If the action at​ has become more probable under the new policy (rₜ(θ)>1) and the advantage Aₜ is positive, the rₜ​(θ)Aₜ is even more positive, encouraging the update in that direction. If the advantage Aₜ is negative, the product rₜ(θ)Aₜ will be negative, discouraging the update in that direction. If rₜ(θ)=1 (meaning the new policy hasn’t changed the probability of taking action Aₜ​), the product is just Aₜ​, maintaining the original advantage signal.

Once we understand the probability ratio and the advantage function, the overall equation begins to make sense. By taking the expectation of the whole function, we get a measure of the mean, and KL[] really is just a way to incorporate some level of abstraction to an already difficult equation, but it essentially is a measure of difference. We set that difference to be under a certain limit δ, and then take the average of those values, and in doing so, we achieve the “stability” that we want by limiting the divergence.

On the other hand, PPO is designed to simplify TRPO while maintaining its benefits. Like TRPO, PPO aims to maximize the expected reward. However, instead of using a trust region defined by KL divergence, PPO uses a simpler clipping mechanism to ensure the policy update isn’t too large.

It’s clear that TRPO and PPO are extremely similar. However, the main difference is that the measure of difference is no longer KL divergence, but this strange (1-ϵ, ϵ+1) expression that is called “clipping”: min(rₜ​(θ)Aₜ​, clip(rₜ(θ), 1−ϵ, 1+ϵ) Aₜ​)

The PPO objective includes a clipping mechanism to ensure stable updates: The clipping is a different method of controlling for stability.

Clipping function

This restricts the ratio rₜ(θ) to be within a certain range [1−ϵ,1+ϵ]. This prevents the policy from changing too drastically.

Then, by taking the minimum of the unclipped and clipped terms, PPO ensures that the update is conservative if the change is too large. This prevents large, destabilizing updates while still allowing beneficial updates within the safe range.

This is a much more accurate and simpler method of restricting our differences, and is the main reason why PPO is much faster and better than TRPO. The KL[] term in TRPO means that the TRPO function is not easily differentiable and requires Taylor Approximation, whereas after replacing KL[] with a the bounds [1-ϵ, ϵ+1], PPO can be easily optimized with gradient descent since it really is just a polynomial.

Conclusion:
Initially conceived as a research initiative, OpenAI embarked on its quest to develop and publish open-source machine learning algorithms. Collaborative efforts from distinguished members of the machine learning academia community, coupled with support from corporate giants like NVIDIA and Elon Musk, laid the foundation and the budget for OpenAI’s research endeavors.
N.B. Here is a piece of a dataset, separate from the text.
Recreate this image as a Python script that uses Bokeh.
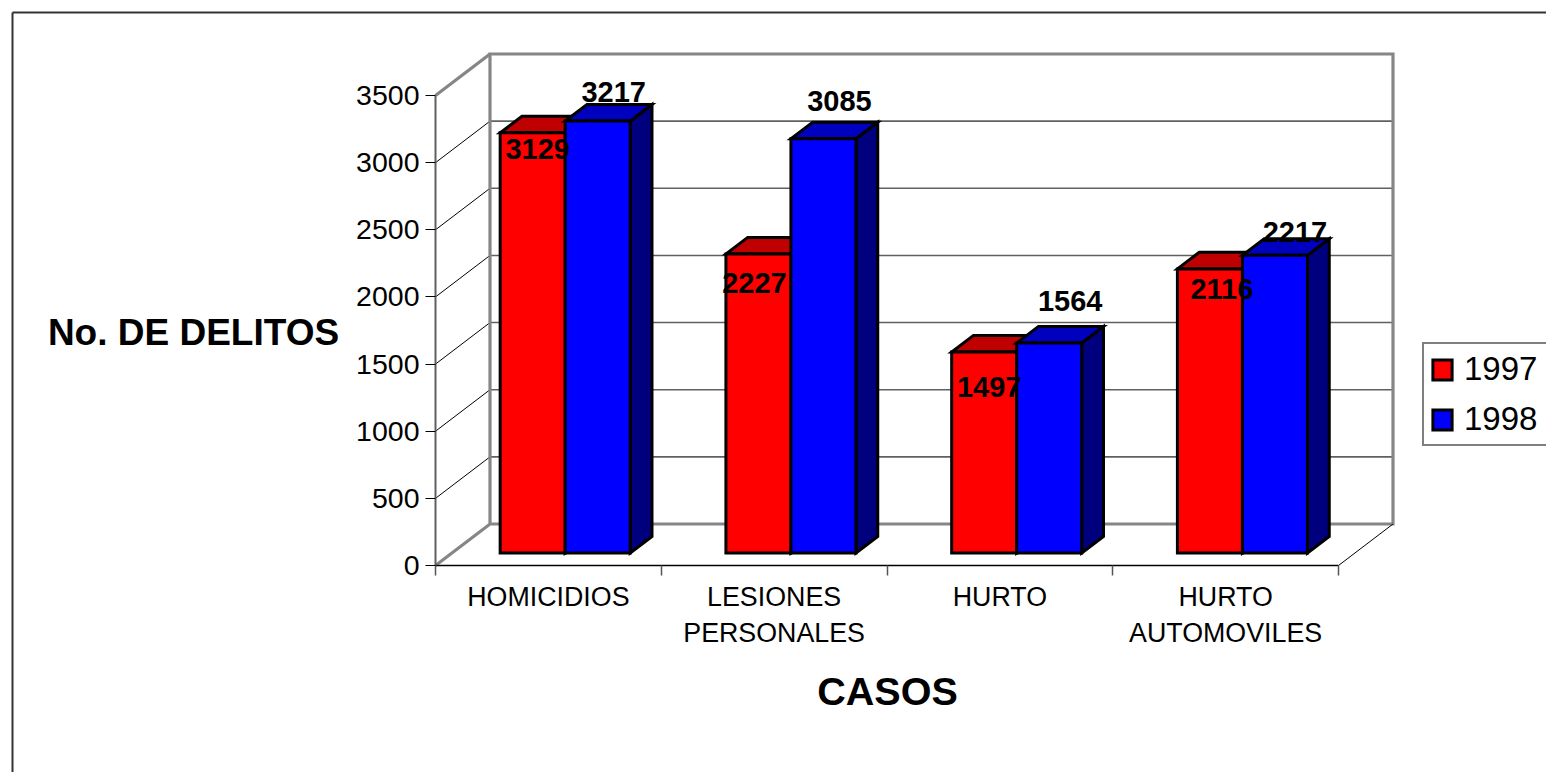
from bokeh.plotting import figure
from bokeh.models import (Range1d, LinearAxis, FixedTicker, Legend, LegendItem,
                          ColumnDataSource, Label)
from bokeh.core.properties import value
from bokeh.embed import file_html
from bokeh.resources import INLINE

# ---- data -----------------------------------------------------------------
categories = ["HOMICIDIOS", "LESIONES\nPERSONALES", "HURTO", "HURTO\nAUTOMOVILES"]
series_names = ["1997", "1998"]
values_1997 = [3129, 2227, 1497, 2116]
values_1998 = [3217, 3085, 1564, 2217]
y_ticks = [0, 500, 1000, 1500, 2000, 2500, 3000, 3500]
y_title = "No. DE DELITOS"
x_title = "CASOS"

# ---- layout ---------------------------------------------------------------
W, H = 1546, 772
PX_X0, PX_Y0 = 435, 565              # origin of front plane in frame pixels
UX = (1338 - 435) / 4                # pixels per category
UY = (565 - 95) / 3500               # pixels per value unit
DX = 54.5 / UX                       # wall depth in data units
DY = 41.5 / UY
GAP = 0.214
BAR = 0.288
D0, D1 = 0.30, 0.70
FONT = "Liberation Sans"

def proj(x, v, d):
    return x + d * DX, v + d * DY

def px(x):
    return (x - PX_X0) / UX

def py(y):
    return (PX_Y0 - y) / UY

p = figure(width=W, height=H, output_backend="svg", toolbar_location=None,
           x_range=Range1d(-PX_X0 / UX, (W - PX_X0) / UX),
           y_range=Range1d(-(H - PX_Y0) / UY, PX_Y0 / UY),
           x_axis_type=None, y_axis_type=None, min_border=0,
           outline_line_color=None, background_fill_color="white")

# page frame
p.segment([px(12), px(12)], [py(12), py(12)], [px(1546), px(12)], [py(12), py(772)],
          line_color="#333333", line_width=2)

# walls
n = len(categories)
top = y_ticks[-1]
for v in y_ticks[1:-1]:
    bx0, by0 = proj(0, v, 1)
    bx1, by1 = proj(n, v, 1)
    p.line([bx0, bx1], [by0, by1], line_color="#606060", line_width=1.6)
    p.line([0, bx0], [v, by0], line_color="black", line_width=1)
gray = dict(line_color="#868686", line_width=3.2, line_join="miter")
bx0, by0 = proj(0, 0, 1)
bxn, byn = proj(n, 0, 1)
tx0, ty0 = proj(0, top, 1)
txn, tyn = proj(n, top, 1)
p.line([0, bx0, bxn, txn, tx0, bx0], [0, by0, byn, tyn, ty0, by0], **gray)
p.line([0, tx0], [top, ty0], **gray)
p.line([n, bxn], [0, byn], line_color="black", line_width=1)

# axes
left = LinearAxis(ticker=FixedTicker(ticks=y_ticks), bounds=(0, top), fixed_location=0,
                  axis_line_color="#606060", axis_line_width=2,
                  major_tick_line_color="black", major_tick_line_width=1,
                  major_tick_in=0, major_tick_out=10, minor_tick_line_color=None,
                  major_label_text_font=FONT, major_label_text_font_size="28.5px",
                  major_label_text_color="black", major_label_standoff=6)
p.add_layout(left, "left")
bottom = LinearAxis(ticker=FixedTicker(ticks=list(range(n + 1))), bounds=(0, n), fixed_location=0,
                    axis_line_color="black", axis_line_width=1.5,
                    major_tick_line_color="#555555", major_tick_line_width=1.5,
                    major_tick_in=0, major_tick_out=10, minor_tick_line_color=None,
                    major_label_text_color=None)
p.add_layout(bottom, "below")
labels_axis = LinearAxis(ticker=FixedTicker(ticks=[i + 0.5 for i in range(n)]),
                         bounds=(0, n), fixed_location=0,
                         axis_line_color=None, major_tick_line_color=None,
                         minor_tick_line_color=None,
                         major_label_overrides={i + 0.5: c for i, c in enumerate(categories)},
                         major_label_text_font=FONT, major_label_text_font_size="26.8px",
                         major_label_text_color="black", major_label_standoff=10)
p.add_layout(labels_axis, "below")

# bars
def bars(vals, slot, front, dark, side):
    fs, ts, ss = ([], []), ([], []), ([], [])
    for i, v in enumerate(vals):
        x0 = i + GAP + slot * BAR
        x1 = x0 + BAR
        corners = [(x0, 0, D0), (x1, 0, D0), (x1, v, D0), (x0, v, D0)]
        pts = [proj(*c) for c in corners]
        fs[0].append([a for a, _ in pts]); fs[1].append([b for _, b in pts])
        corners = [(x0, v, D0), (x1, v, D0), (x1, v, D1), (x0, v, D1)]
        pts = [proj(*c) for c in corners]
        ts[0].append([a for a, _ in pts]); ts[1].append([b for _, b in pts])
        corners = [(x1, 0, D0), (x1, 0, D1), (x1, v, D1), (x1, v, D0)]
        pts = [proj(*c) for c in corners]
        ss[0].append([a for a, _ in pts]); ss[1].append([b for _, b in pts])
    st = dict(line_color="black", line_width=3, line_join="miter")
    p.patches(ss[0], ss[1], fill_color=side, **st)
    p.patches(ts[0], ts[1], fill_color=dark, **st)
    return p.patches(fs[0], fs[1], fill_color=front, **st)

r97 = bars(values_1997, 0, "#FF0000", "#BF0000", "#7F0000")
r98 = bars(values_1998, 1, "#0000FF", "#0000BF", "#00007F")

# data labels (hand-placed in the original, offsets from the bar's front-top centre)
off_97 = [(5, 16), (-4, 29), (5, 35), (12, 20)]
off_98 = [(16, -29), (16, -38), (21, -42), (20, -23)]
for vals, slot, off in ((values_1997, 0, off_97), (values_1998, 1, off_98)):
    xs, ys = [], []
    for i, v in enumerate(vals):
        a, b = proj(i + GAP + (slot + 0.5) * BAR, v, D0)
        xs.append(a); ys.append(b)
    src = ColumnDataSource(dict(x=xs, y=ys, t=[str(v) for v in vals],
                                dx=[o[0] for o in off], dy=[o[1] for o in off]))
    p.text("x", "y", text="t", source=src, x_offset="dx", y_offset="dy",
           text_align="center", text_baseline="middle", text_color="black",
           text_font=value(FONT), text_font_style="bold", text_font_size="29px")

# titles
p.add_layout(Label(x=px(193), y=py(332), text=y_title, text_font=FONT, text_font_style="bold",
                   text_color="black", text_font_size="37px", text_align="center", text_baseline="middle"))
p.add_layout(Label(x=px(887), y=py(690), text=x_title, text_font=FONT, text_font_style="bold",
                   text_color="black", text_font_size="39.5px", text_align="center", text_baseline="middle"))

# legend
legend = Legend(items=[LegendItem(label=series_names[0], renderers=[r97], index=0),
                       LegendItem(label=series_names[1], renderers=[r98], index=0)],
                location=(1422, H - 446), orientation="vertical",
                glyph_width=24, glyph_height=25, label_standoff=10, spacing=12,
                padding=6, margin=0, label_width=90,
                label_text_font=FONT, label_text_font_size="33px", label_text_color="black",
                border_line_color="black", border_line_width=2,
                background_fill_color="white", background_fill_alpha=1)
p.add_layout(legend, "center")

open("out.html", "w").write(file_html(p, INLINE))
The testing phase posed significant challenges, requiring a balance between sophistication and scale. Dota 2 emerged as the ideal testing ground, offering a rich environment replete with complex dynamics mirroring real-world scenarios.

The culmination of OpenAI’s efforts manifested in the creation of innovative tools like Rapid, Proximal Policy Optimization (PPO), and hierarchical reinforcement learning (RL). These advancements revolutionized AI training processes, mainly by increasing efficiency to the point where training a model was plausible in terms of time and resources(albeit still inefficient compared to 2024 algorithms). Under previous algorithms and hardware constraints, training a model would have taken decades, but by decreasing computation complexity through hierarchical breakdown and a mathematically simpler PPO function, and by increasing computing power by hooking many computers together through RAPID, training a model became a plausible feat that could be done within months.

In essence, OpenAI’s unlikely origins in a video game exemplifies the fusion of technological innovation with human ingenuity. The first iterations of OpenAI through Dota 2 is proof that innovation comes from unlikely places, and does not always spring up in the laboratories of academic institutions- that we as humanity should always keep an open mind, and to harbor wonder for anything and everything.